Cost of http request vs file size, rule of thumb?

Cost of http request vs file size, rule of thumb? - optimization

This sort of question has been asked before HTTP Requests vs File Size?, but I'm hoping for a better answer. In that linked question, the answerer seemed to do a pretty good job of answering the question with the nifty formula of latency + transfer time with an estimated latency of 80 ms and transfer speed of 5Mb/s. But it seems flaw in at least one respect. Don't multiple requests and transfers happen simultaneously in a normal browsing experience? That's what it looks like when I examine the Network tab in Chrome. Doesn't this mean that request latency isn't such a terrible thing?
Are there any other things to consider? Obviously latency and and bandwidth will vary but is 80ms and 5Mb/s a good rule of thumb? I thought of an analogy and I wonder if it is correct. Imagine a train station with only one track in and one track out (or maybe it is one for both). Http requests are like sending an engine out to get a bunch of cars at another station. They return pulling a long train of railway cars, which represents the requested file being downloaded.
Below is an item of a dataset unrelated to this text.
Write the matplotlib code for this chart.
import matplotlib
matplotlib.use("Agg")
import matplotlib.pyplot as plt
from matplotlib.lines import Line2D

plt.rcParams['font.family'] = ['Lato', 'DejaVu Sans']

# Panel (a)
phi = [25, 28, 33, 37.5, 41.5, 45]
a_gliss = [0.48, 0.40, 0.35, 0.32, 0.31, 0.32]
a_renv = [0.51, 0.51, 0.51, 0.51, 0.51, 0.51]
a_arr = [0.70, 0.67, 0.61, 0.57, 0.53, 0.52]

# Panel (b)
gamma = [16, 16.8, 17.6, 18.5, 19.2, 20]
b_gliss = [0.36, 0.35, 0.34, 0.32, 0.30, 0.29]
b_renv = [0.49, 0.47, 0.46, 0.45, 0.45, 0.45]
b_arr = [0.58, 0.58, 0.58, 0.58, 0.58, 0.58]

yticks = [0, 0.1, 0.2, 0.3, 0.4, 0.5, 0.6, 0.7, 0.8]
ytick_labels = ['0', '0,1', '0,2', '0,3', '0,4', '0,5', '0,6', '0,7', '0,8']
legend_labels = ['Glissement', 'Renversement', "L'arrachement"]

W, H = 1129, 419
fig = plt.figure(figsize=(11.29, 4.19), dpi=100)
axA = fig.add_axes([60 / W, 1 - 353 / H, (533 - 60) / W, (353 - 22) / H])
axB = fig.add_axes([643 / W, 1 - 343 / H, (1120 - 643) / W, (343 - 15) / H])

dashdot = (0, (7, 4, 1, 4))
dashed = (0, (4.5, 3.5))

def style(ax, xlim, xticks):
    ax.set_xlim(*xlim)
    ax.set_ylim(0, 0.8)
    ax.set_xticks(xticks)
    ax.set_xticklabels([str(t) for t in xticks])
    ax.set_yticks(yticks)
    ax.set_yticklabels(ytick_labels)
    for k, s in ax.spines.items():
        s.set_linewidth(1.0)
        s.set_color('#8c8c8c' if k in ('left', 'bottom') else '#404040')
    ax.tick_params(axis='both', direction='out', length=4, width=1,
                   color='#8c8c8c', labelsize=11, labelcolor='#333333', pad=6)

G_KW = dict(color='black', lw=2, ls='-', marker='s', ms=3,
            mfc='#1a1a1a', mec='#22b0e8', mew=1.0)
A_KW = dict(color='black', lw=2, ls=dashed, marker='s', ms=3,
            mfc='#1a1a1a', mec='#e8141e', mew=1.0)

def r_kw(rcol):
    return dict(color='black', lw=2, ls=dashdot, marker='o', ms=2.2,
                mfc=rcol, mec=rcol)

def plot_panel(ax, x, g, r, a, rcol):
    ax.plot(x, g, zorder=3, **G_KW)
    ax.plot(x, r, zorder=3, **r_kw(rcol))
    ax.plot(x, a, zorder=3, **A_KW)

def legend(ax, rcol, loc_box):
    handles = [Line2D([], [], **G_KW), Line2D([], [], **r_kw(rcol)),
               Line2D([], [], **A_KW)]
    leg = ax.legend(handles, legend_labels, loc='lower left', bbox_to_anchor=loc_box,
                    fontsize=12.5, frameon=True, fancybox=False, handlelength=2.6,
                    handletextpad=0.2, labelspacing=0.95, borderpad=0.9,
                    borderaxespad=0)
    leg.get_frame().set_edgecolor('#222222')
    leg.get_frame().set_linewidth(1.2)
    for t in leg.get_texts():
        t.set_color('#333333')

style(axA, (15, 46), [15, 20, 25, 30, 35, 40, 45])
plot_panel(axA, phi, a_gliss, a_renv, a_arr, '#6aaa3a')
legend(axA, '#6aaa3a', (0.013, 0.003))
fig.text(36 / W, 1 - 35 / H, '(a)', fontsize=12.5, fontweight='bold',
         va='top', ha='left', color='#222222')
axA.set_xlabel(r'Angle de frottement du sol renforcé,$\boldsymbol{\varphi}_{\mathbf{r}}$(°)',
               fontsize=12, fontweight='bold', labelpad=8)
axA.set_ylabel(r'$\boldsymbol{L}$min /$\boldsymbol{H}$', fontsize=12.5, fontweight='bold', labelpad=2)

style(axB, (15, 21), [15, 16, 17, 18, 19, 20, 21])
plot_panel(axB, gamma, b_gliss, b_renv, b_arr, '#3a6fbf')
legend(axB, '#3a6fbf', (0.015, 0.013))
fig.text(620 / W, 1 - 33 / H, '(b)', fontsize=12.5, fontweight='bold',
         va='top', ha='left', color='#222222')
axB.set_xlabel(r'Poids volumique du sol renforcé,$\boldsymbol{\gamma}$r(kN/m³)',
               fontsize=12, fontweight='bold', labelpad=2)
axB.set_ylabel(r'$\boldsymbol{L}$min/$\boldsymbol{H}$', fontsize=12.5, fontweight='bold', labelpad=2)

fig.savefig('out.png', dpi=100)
So you could send one engine out and have it bring back a massive load. Or you could send multiple engines out and they could each bring back smaller loads, of course they would all have to wait their turn coming back into the station. And some engines couldn't be sent out until other ones had come in. Is this a flawed analogy?
I guess the big question then is how can you predict how much overlap there will be in http requests so that you can know, for example, if it is generally worth it to have two big PNG files on your page or instead have a webp image, plus the Webpjs js and swf files for incompatible browsers. That doubles the number of requests but more than halves the total file size (say 200kB savings).
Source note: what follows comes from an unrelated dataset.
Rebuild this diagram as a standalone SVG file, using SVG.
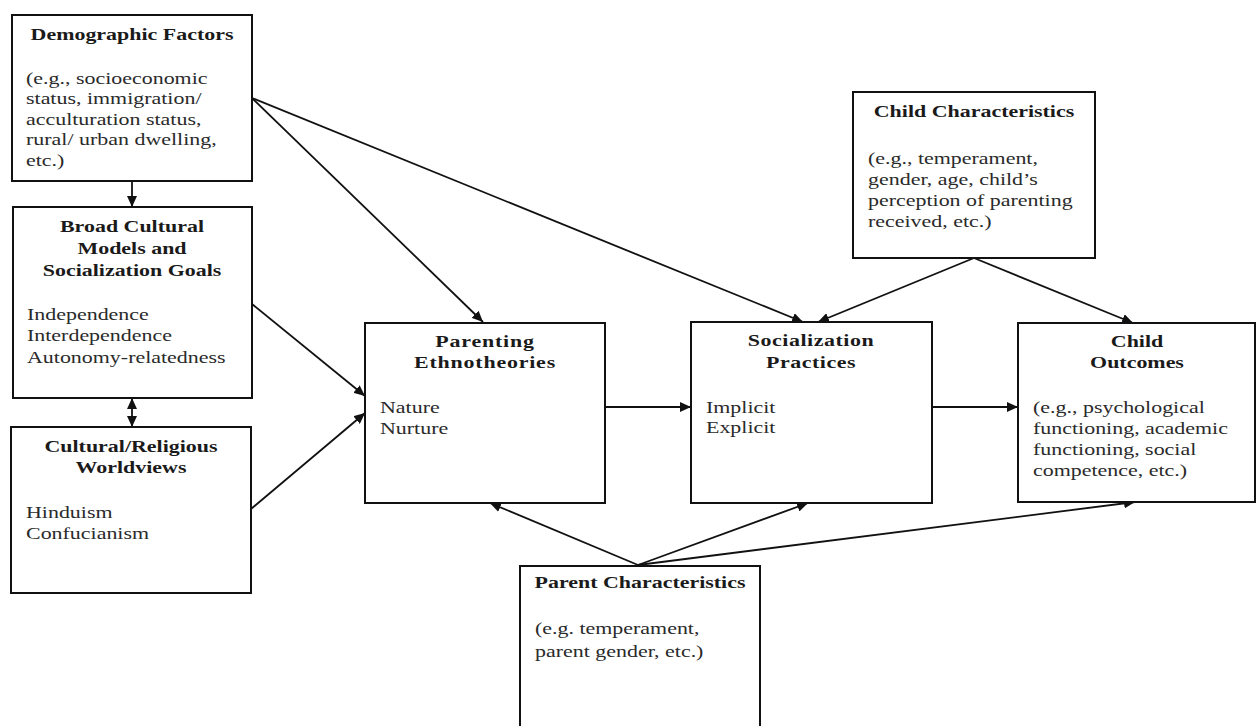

Your analogy it's not bad in general terms. Obviously if you want to be really precise in all aspects, there're things that are oversimplified or incorrect (but that happens with almost all analogies).
Your estimate of 80ms and 5mb/s might sound logical, but even though most of us likes theory, you should manage this kind of problems in another way.
In order to make good estimates, you should measure to get some data and analyze it. Every estimation depends on some context and you should not ignore it.
Think about not being the same estimating latency and bandwidth for a 3G connection, an ADSL connection in Japan or an ADSL connection in a less technology-developed country. Are clients accessing from the other end of the world or in the same country?. Like your good observation of simultaneous connections on the client, there're millions of possible questions to ask yourself and very little good-quality answers without doing some measure.
I know I'm not answering exactly your question, because I think is unanswerable without so many details about the domain (plus constrains, and a huge etc).
You seem to have some ideas about how to design your solution. My best advice is to implement each one of those and profile them. Make measurements, try to identify what your bottlenecks are and see if you have some control about them.
In some problems this kind of questions might have an optimal solution, but the difference between optimal and suboptimal could be negligible in practice.
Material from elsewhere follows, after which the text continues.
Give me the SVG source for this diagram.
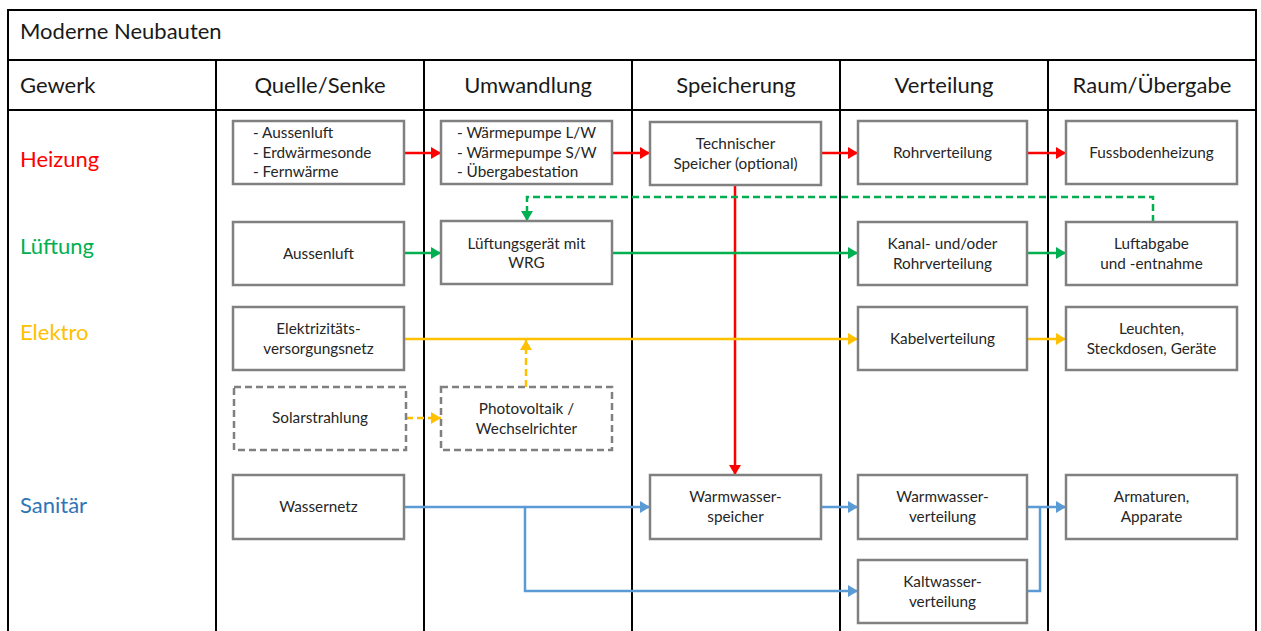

This is the kind of answer I'm looking for. I did some simplistic tests to get a feel for the speed of many small files vs one large files.
I created html pages that loaded a bunch of random sized images from placekitten.com. I loaded them in Chrome with the Network tab open.
Here are some results:
# of imgs Total Size (KB) Time (ms)
1 465 4000, 550
1 307 3000, 800, 350, 550, 400
30 192 1200, 900, 800, 900
30 529 7000, 5000, 6500, 7500
So one major thing to note is that single files become much quicker after they have been loaded once. (The comma seperated list of times are page reloads). I did normal refresh and also Empty Cache and Hard Reload. Strangely it didn't seem to make much difference which way I refreshed.
My connection had a latency or return time or whatever of around 120 - 130ms and my download speed varied between 4 and 8Mbps. Chrome seemed to do about 6 requests at a time.
Looking at these few tests it seems that, in this range of file sizes at least, it is obviously better to have less requests when the file sizes are equal, but if you could cut the file size in half, even at the expense of increasing the number of http requests by 30, it would be worth it, at least for a fresh page load.
Any comments or better answers would be appreciated.

Related

Loading 1 1MB large image (spritesheet) vs loading 100 10KB images

Say I have 100 images that are each 10KB in size. What are the benefits of putting all those into a single spritesheet? I understand there are fewer HTTP requests, and therefore less of a load on the server, but I'm curious as to the specifics. With modern pipelining, is it still worth the performance gains? How significant are the performance gains? Does it result in faster load time for the client, as well as less of a load on the server or just the same amount of load time, but less of a load on the server?
Are there any test cases anyone can point to that answers these questions?
Basically, what I'm asking is -- is it worth it?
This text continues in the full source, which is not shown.